As part of efforts to enhance Nigerian Navy’s capacity to effectively deliver on her mandate to protect the nation’s maritime environment and motivate her personnel for improved output, the Service embarked on numerous infrastructural, administrative and welfare projects.
For instance, over 400 construction and related projects have been undertaken from 2015 to 2020 with over 80 per cent of these projects completed and others are at various stages of completion. A key infrastructural project is the reconstruction of NNS BEECROFT Jetty Apapa, Lagos which provides a berthing facility for the bulk of Nigerian Navy ships within the Western Naval Command area of responsibility. Jetties at Naval Shipyard Limited Port Harcourt, Underwater Warfare School Ojo, NOP KOLUAMA and other Forward Operating Bases are at various stages of completion, the reporter learnt. The activation of a joint venture between the Nigerian Navy and China Ship Building and Offshore International Limited for the construction of an integrated workshop at Nigerian Naval Shipyard and provision of floating dock has further boosted Nigerian Navy’s infrastructural capacity to build and maintain its platforms.
The Nigerian Navy has also within the period under review engaged in the extensive housing development for personnel accommodation and other welfare projects. These include the construction of over 2,500 housing units across the country, several of which have been completed and commissioned.

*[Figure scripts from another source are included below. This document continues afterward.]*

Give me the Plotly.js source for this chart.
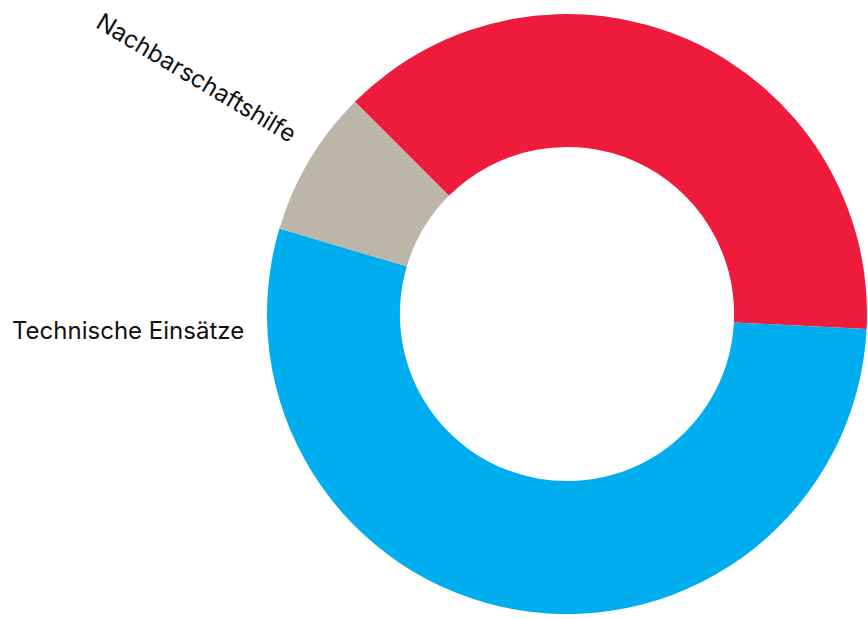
<!DOCTYPE html>
<html>
<head>
<meta charset="utf-8">
<script src="https://cdn.plot.ly/plotly-3.0.1.min.js"></script>
<style>html,body{margin:0;padding:0;background:#fff;}#chart{width:868px;height:619px;}</style>
</head>
<body>
<div id="chart"></div>
<script>
// Data
const categories = ["Einsätze (rot)", "Technische Einsätze", "Nachbarschaftshilfe"];
const values = [38.3, 53.8, 7.9];
const colors = ["#EE1B3D", "#00ADEE", "#BCB6A8"];
const shownLabels = ["", "Technische Einsätze", "Nachbarschaftshilfe"];

const W = 868, H = 619;
const cx = 567, cy = 314, R = 300;
const rotation = -45;

const total = values.reduce((a, b) => a + b, 0);
function midAngle(i) {
  let start = rotation;
  for (let k = 0; k < i; k++) start += values[k] / total * 360;
  return start + values[i] / total * 180;
}

const labelFont = {family: "Inter, Roboto, Arial, sans-serif", size: 24, color: "#111"};
const annotations = [];
{
  const md = midAngle(2);
  const a = (md + 1.8) * Math.PI / 180;
  const r = 440;
  const px = cx + r * Math.sin(a);
  const py = cy - r * Math.cos(a);
  annotations.push({
    text: shownLabels[2], x: px / W, y: 1 - py / H, xref: "paper", yref: "paper",
    showarrow: false, textangle: md - 270,
    font: labelFont, xanchor: "center", yanchor: "middle"
  });
}
annotations.push({
  text: shownLabels[1], x: 246 / W, y: 1 - 330 / H, xref: "paper", yref: "paper",
  showarrow: false, xanchor: "right", yanchor: "middle", font: labelFont
});

const trace = {
  type: "pie",
  labels: categories,
  values: values,
  hole: 0.557,
  sort: false,
  direction: "clockwise",
  rotation: rotation,
  marker: {colors: colors, line: {width: 0}},
  textinfo: "none",
  hoverinfo: "label+value",
  showlegend: false,
  domain: {x: [(cx - R) / W, (cx + R) / W], y: [1 - (cy + R) / H, 1 - (cy - R) / H]}
};

Plotly.newPlot("chart", [trace], {
  width: W, height: H,
  margin: {l: 0, r: 0, t: 0, b: 0},
  paper_bgcolor: "#fff",
  showlegend: false,
  annotations: annotations
}, {displayModeBar: false, staticPlot: true});
</script>
</body>
</html>
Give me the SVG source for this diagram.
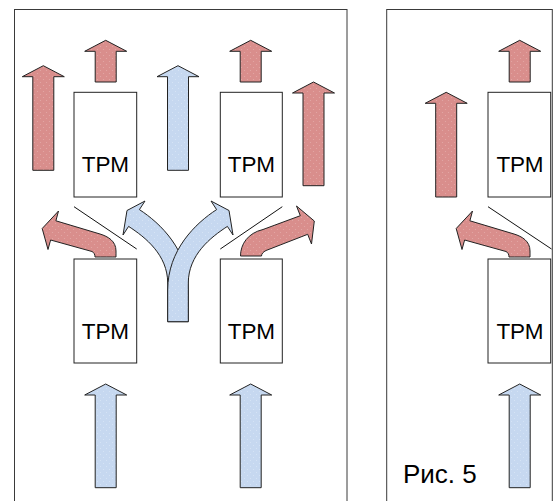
<svg xmlns="http://www.w3.org/2000/svg" width="557" height="501" viewBox="0 0 557 501">
<style>
.panel{fill:#fff;stroke:#3a3a3a;stroke-width:1}
.box{fill:#fff;stroke:#222;stroke-width:1}
.lbl{font-family:"Liberation Sans",Arial,sans-serif;font-size:22.5px;fill:#000;text-anchor:middle}
.cap{font-family:"Liberation Sans",Arial,sans-serif;font-size:26px;fill:#000}
.red{fill:url(#pr);stroke:#222;stroke-width:1;stroke-linejoin:miter}
.blue{fill:url(#pb);stroke:#222;stroke-width:1;stroke-linejoin:miter}
.ln{stroke:#111;stroke-width:1;fill:none}
</style>
<defs>
<pattern id="pr" patternUnits="userSpaceOnUse" width="6" height="6">
<rect width="6" height="6" fill="#D98E8C"/>
<circle cx="1.5" cy="1.5" r="0.6" fill="#E4A9A7"/>
<circle cx="4.5" cy="4.5" r="0.6" fill="#E4A9A7"/>
</pattern>
<pattern id="pb" patternUnits="userSpaceOnUse" width="6" height="6">
<rect width="6" height="6" fill="#C6D8F0"/>
<circle cx="1.5" cy="1.5" r="0.6" fill="#D8E5F6"/>
<circle cx="4.5" cy="4.5" r="0.6" fill="#D8E5F6"/>
</pattern>
</defs>
<rect width="557" height="501" fill="#fff"/>
<g id="panels">
<rect class="panel" x="14.5" y="9.5" width="332.5" height="500"/>
<rect class="panel" x="386.7" y="9.5" width="165.6" height="500"/>
</g>
<g id="box-top-left"><rect class="box" x="74" y="92.3" width="62.7" height="104.7"/><text class="lbl" x="105.3" y="171.7">ТРМ</text></g>
<g id="box-top-right"><rect class="box" x="220.3" y="92.3" width="62" height="104.7"/><text class="lbl" x="251.3" y="171.7">ТРМ</text></g>
<g id="box-bottom-left"><rect class="box" x="74" y="259" width="62.7" height="104"/><text class="lbl" x="105.3" y="339">ТРМ</text></g>
<g id="box-bottom-right"><rect class="box" x="220.3" y="259" width="62" height="104"/><text class="lbl" x="251.3" y="339">ТРМ</text></g>
<g id="box-r-top"><rect class="box" x="488" y="92.3" width="62.7" height="104.7"/><text class="lbl" x="520" y="171.7">ТРМ</text></g>
<g id="box-r-bottom"><rect class="box" x="488" y="259" width="62.7" height="104"/><text class="lbl" x="520" y="338.5">ТРМ</text></g>
<g id="connectors">
<line class="ln" x1="74" y1="206.7" x2="136.7" y2="249"/>
<line class="ln" x1="282.3" y1="206.7" x2="220.3" y2="249"/>
<line class="ln" x1="488" y1="206.7" x2="551.5" y2="249"/>
</g>
<g id="arrows">
<polygon id="arrA" class="red" points="43.3,65.7 64.3,76.7 53.8,76.7 53.8,170.3 32.8,170.3 32.8,76.7 22.3,76.7"/>
<polygon id="arrB" class="red" points="105.7,40.3 126.7,51.3 116.2,51.3 116.2,82 95.2,82 95.2,51.3 84.7,51.3"/>
<polygon id="arrC" class="blue" points="178,65.7 199,76.7 188.5,76.7 188.5,170.3 167.5,170.3 167.5,76.7 157,76.7"/>
<polygon id="arrD" class="red" points="250.7,40.3 271.7,51.3 261.2,51.3 261.2,82 240.2,82 240.2,51.3 229.7,51.3"/>
<polygon id="arrE" class="red" points="313.5,82 334.5,93 324,93 324,185.7 303,185.7 303,93 292.5,93"/>
<polygon id="arrF" class="blue" points="105.7,384 126.7,395 116.2,395 116.2,487.7 95.2,487.7 95.2,395 84.7,395"/>
<polygon id="arrG" class="blue" points="250.7,384 271.7,395 261.2,395 261.2,487.7 240.2,487.7 240.2,395 229.7,395"/>
<polygon id="arrR1" class="red" points="519.7,40.3 540.7,51.3 530.2,51.3 530.2,82 509.2,82 509.2,51.3 498.7,51.3"/>
<polygon id="arrR2" class="red" points="446.2,92.3 467.2,103.3 456.7,103.3 456.7,197 435.7,197 435.7,103.3 425.2,103.3"/>
<polygon id="arrR3" class="blue" points="519.7,384 540.7,395 530.2,395 530.2,487.7 509.2,487.7 509.2,395 498.7,395"/>
<path id="curveL" class="red" d="M95,257 L116,257 L116,251 C116,241 108,236.5 100,234 L55.9,220.8 L58.5,211 L42.2,228.5 L48,249.5 L50.6,240 L92,251.5 C94,252.5 95,254.5 95,257 Z"/>
<path id="curveR" class="red" d="M240.5,256 C240.5,244 248,233 263,229.5 L300.3,215.7 L296.5,206 L314.3,221 L311.5,244 L307.7,234.3 L266,250.5 C263,252 261.5,254 261.5,256 Z"/>
<path id="curveRP" class="red" d="M509,257 L530,257 L530,251 C530,241 522,236.5 514,234 L469.9,220.8 L472.5,211 L456.2,228.5 L462,249.5 L464.6,240 L506,251.5 C508,252.5 509,254.5 509,257 Z"/>
<path id="splitL" class="blue" d="M167.7,321.7 L167.7,283 C167.7,255 145.4,237.3 128.6,226.4 L123,235 L127,210.5 L145,201 L139.4,209.6 C160.4,223.2 188.3,250 188.3,290 L188.3,321.7 Z"/>
<path id="splitR" class="blue" d="M188.3,321.7 L188.3,283 C188.3,255 210.6,237.3 227.4,226.4 L233,235 L229,210.5 L211,201 L216.6,209.6 C195.6,223.2 167.7,250 167.7,290 L167.7,321.7 Z"/>
</g>
<text id="caption" class="cap" x="403" y="483.3">Рис. 5</text>
</svg>
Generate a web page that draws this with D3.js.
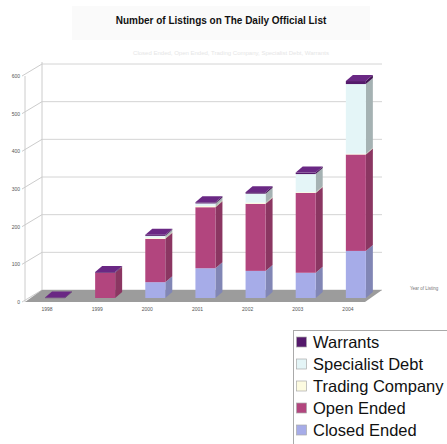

Some completed projects include hundreds of compressed earth bricks buildings at Atimbo Barracks in Calabar, Kuje Barracks in Abuja and NNS Lugard in Lokoja. There are also various units of accommodation for officers and ratings at Kubwa, Navy Town Asokoro Abuja and Navy Town Lagos. Institutional houses are also under construction for Commanders and Chief Boatswain Mates of operational commands as well as armouries, sports centres and worship centres at most Nigerian Navy bases, Forward Operating Bases and Nigerian Navy schools, it was further learnt.